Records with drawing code
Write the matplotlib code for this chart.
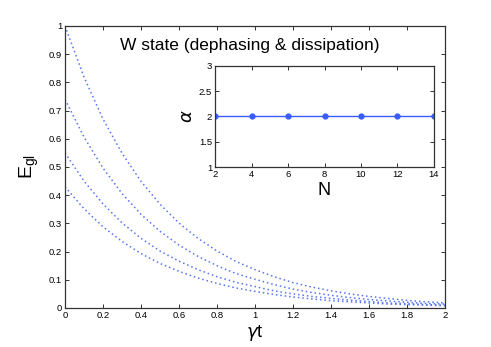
import matplotlib.pyplot as plt

# gamma*t grid and the four decay curves
gt = [0.0, 0.1, 0.2, 0.3, 0.4, 0.5, 0.6, 0.7, 0.8, 0.9, 1.0,
      1.1, 1.2, 1.3, 1.4, 1.5, 1.6, 1.7, 1.8, 1.9, 2.0]
e_gl_1 = [1.000, 0.819, 0.670, 0.549, 0.449, 0.368, 0.301, 0.247, 0.202,
          0.165, 0.136, 0.111, 0.090, 0.074, 0.061, 0.050, 0.041, 0.034,
          0.027, 0.022, 0.018]
e_gl_2 = [0.740, 0.606, 0.496, 0.406, 0.332, 0.272, 0.223, 0.183, 0.150,
          0.122, 0.102, 0.083, 0.067, 0.055, 0.045, 0.037, 0.030, 0.025,
          0.020, 0.016, 0.014]
e_gl_3 = [0.550, 0.450, 0.369, 0.302, 0.247, 0.202, 0.166, 0.136, 0.111,
          0.091, 0.076, 0.061, 0.050, 0.041, 0.034, 0.028, 0.023, 0.018,
          0.015, 0.012, 0.010]
e_gl_4 = [0.430, 0.352, 0.288, 0.236, 0.193, 0.158, 0.130, 0.106, 0.087,
          0.071, 0.059, 0.048, 0.039, 0.032, 0.026, 0.022, 0.018, 0.014,
          0.012, 0.010, 0.008]

# inset data
n_vals = [2, 4, 6, 8, 10, 12, 14]
alpha_vals = [2, 2, 2, 2, 2, 2, 2]

x_ticks = [0, 0.2, 0.4, 0.6, 0.8, 1, 1.2, 1.4, 1.6, 1.8, 2]
x_labels = ["0", "0.2", "0.4", "0.6", "0.8", "1", "1.2", "1.4", "1.6",
            "1.8", "2"]
y_ticks = [0, 0.1, 0.2, 0.3, 0.4, 0.5, 0.6, 0.7, 0.8, 0.9, 1]
y_labels = ["0", "0.1", "0.2", "0.3", "0.4", "0.5", "0.6", "0.7", "0.8",
            "0.9", "1"]
in_y_ticks = [1, 1.5, 2, 2.5, 3]
in_y_labels = ["1", "1.5", "2", "2.5", "3"]


def style_axes(ax):
    for sp in ax.spines.values():
        sp.set_color("#333333")
        sp.set_linewidth(0.9)
    ax.tick_params(direction="in", top=True, right=True, length=3,
                   width=0.7, labelsize=6.8, pad=2, colors="#333333",
                   labelcolor="black")


def main():
    plt.rcParams["font.family"] = ["Liberation Sans", "DejaVu Sans"]
    blue = "#3a5cff"

    fig = plt.figure(figsize=(4.91, 3.47), dpi=100)
    ax = fig.add_axes([0.1324, 0.1124, 0.7739, 0.8127])
    for curve in [e_gl_1, e_gl_2, e_gl_3, e_gl_4]:
        ax.plot(gt, curve, linestyle=(0, (1.0, 1.9)), color="#5575f5",
                linewidth=1.1)
    ax.set_xlim(0, 2)
    ax.set_ylim(0, 1)
    ax.set_xticks(x_ticks, x_labels)
    ax.set_yticks(y_ticks, y_labels)
    style_axes(ax)
    ax.set_xlabel(r"$\gamma$t", fontsize=13, labelpad=2)
    ax.set_ylabel(r"E$_{\mathregular{gl}}$", fontsize=14, labelpad=6)
    fig.text(0.509, 0.868, "W state (dephasing & dissipation)",
             fontsize=12.5, ha="center", va="center")

    ins = fig.add_axes([0.4379, 0.5187, 0.446, 0.292])
    ins.plot(n_vals, alpha_vals, color=blue, linewidth=1.0, marker="o",
             markersize=3.5)
    ins.set_xlim(2, 14)
    ins.set_ylim(1, 3)
    ins.set_xticks(n_vals)
    ins.set_yticks(in_y_ticks, in_y_labels)
    style_axes(ins)
    ins.set_xlabel("N", fontsize=13, labelpad=2)
    ins.set_ylabel(r"$\alpha$", fontsize=13, labelpad=2)

    fig.savefig("out.png", dpi=100)


if __name__ == "__main__":
    main()
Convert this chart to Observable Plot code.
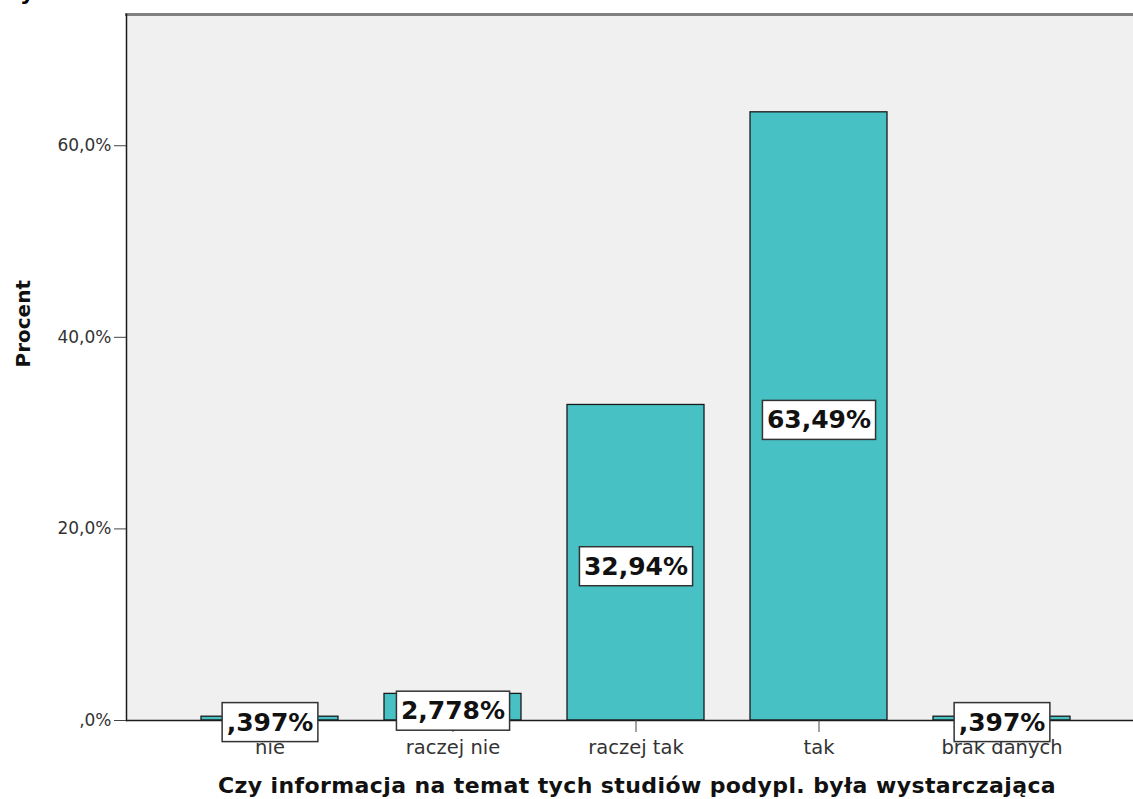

• [Task directions]: Please write out all the data again word for word, but not the pictures.

• [Final result]:
Write the matplotlib code for this chart.
import matplotlib.pyplot as plt

# gamma*t grid and the four decay curves
gt = [0.0, 0.1, 0.2, 0.3, 0.4, 0.5, 0.6, 0.7, 0.8, 0.9, 1.0,
      1.1, 1.2, 1.3, 1.4, 1.5, 1.6, 1.7, 1.8, 1.9, 2.0]
e_gl_1 = [1.000, 0.819, 0.670, 0.549, 0.449, 0.368, 0.301, 0.247, 0.202,
          0.165, 0.136, 0.111, 0.090, 0.074, 0.061, 0.050, 0.041, 0.034,
          0.027, 0.022, 0.018]
e_gl_2 = [0.740, 0.606, 0.496, 0.406, 0.332, 0.272, 0.223, 0.183, 0.150,
          0.122, 0.102, 0.083, 0.067, 0.055, 0.045, 0.037, 0.030, 0.025,
          0.020, 0.016, 0.014]
e_gl_3 = [0.550, 0.450, 0.369, 0.302, 0.247, 0.202, 0.166, 0.136, 0.111,
          0.091, 0.076, 0.061, 0.050, 0.041, 0.034, 0.028, 0.023, 0.018,
          0.015, 0.012, 0.010]
e_gl_4 = [0.430, 0.352, 0.288, 0.236, 0.193, 0.158, 0.130, 0.106, 0.087,
          0.071, 0.059, 0.048, 0.039, 0.032, 0.026, 0.022, 0.018, 0.014,
          0.012, 0.010, 0.008]

# inset data
n_vals = [2, 4, 6, 8, 10, 12, 14]
alpha_vals = [2, 2, 2, 2, 2, 2, 2]

x_ticks = [0, 0.2, 0.4, 0.6, 0.8, 1, 1.2, 1.4, 1.6, 1.8, 2]
x_labels = ["0", "0.2", "0.4", "0.6", "0.8", "1", "1.2", "1.4", "1.6",
            "1.8", "2"]
y_ticks = [0, 0.1, 0.2, 0.3, 0.4, 0.5, 0.6, 0.7, 0.8, 0.9, 1]
y_labels = ["0", "0.1", "0.2", "0.3", "0.4", "0.5", "0.6", "0.7", "0.8",
            "0.9", "1"]
in_y_ticks = [1, 1.5, 2, 2.5, 3]
in_y_labels = ["1", "1.5", "2", "2.5", "3"]


def style_axes(ax):
    for sp in ax.spines.values():
        sp.set_color("#333333")
        sp.set_linewidth(0.9)
    ax.tick_params(direction="in", top=True, right=True, length=3,
                   width=0.7, labelsize=6.8, pad=2, colors="#333333",
                   labelcolor="black")


def main():
    plt.rcParams["font.family"] = ["Liberation Sans", "DejaVu Sans"]
    blue = "#3a5cff"

    fig = plt.figure(figsize=(4.91, 3.47), dpi=100)
    ax = fig.add_axes([0.1324, 0.1124, 0.7739, 0.8127])
    for curve in [e_gl_1, e_gl_2, e_gl_3, e_gl_4]:
        ax.plot(gt, curve, linestyle=(0, (1.0, 1.9)), color="#5575f5",
                linewidth=1.1)
    ax.set_xlim(0, 2)
    ax.set_ylim(0, 1)
    ax.set_xticks(x_ticks, x_labels)
    ax.set_yticks(y_ticks, y_labels)
    style_axes(ax)
    ax.set_xlabel(r"$\gamma$t", fontsize=13, labelpad=2)
    ax.set_ylabel(r"E$_{\mathregular{gl}}$", fontsize=14, labelpad=6)
    fig.text(0.509, 0.868, "W state (dephasing & dissipation)",
             fontsize=12.5, ha="center", va="center")

    ins = fig.add_axes([0.4379, 0.5187, 0.446, 0.292])
    ins.plot(n_vals, alpha_vals, color=blue, linewidth=1.0, marker="o",
             markersize=3.5)
    ins.set_xlim(2, 14)
    ins.set_ylim(1, 3)
    ins.set_xticks(n_vals)
    ins.set_yticks(in_y_ticks, in_y_labels)
    style_axes(ins)
    ins.set_xlabel("N", fontsize=13, labelpad=2)
    ins.set_ylabel(r"$\alpha$", fontsize=13, labelpad=2)

    fig.savefig("out.png", dpi=100)


if __name__ == "__main__":
    main()
Convert this chart to Observable Plot code.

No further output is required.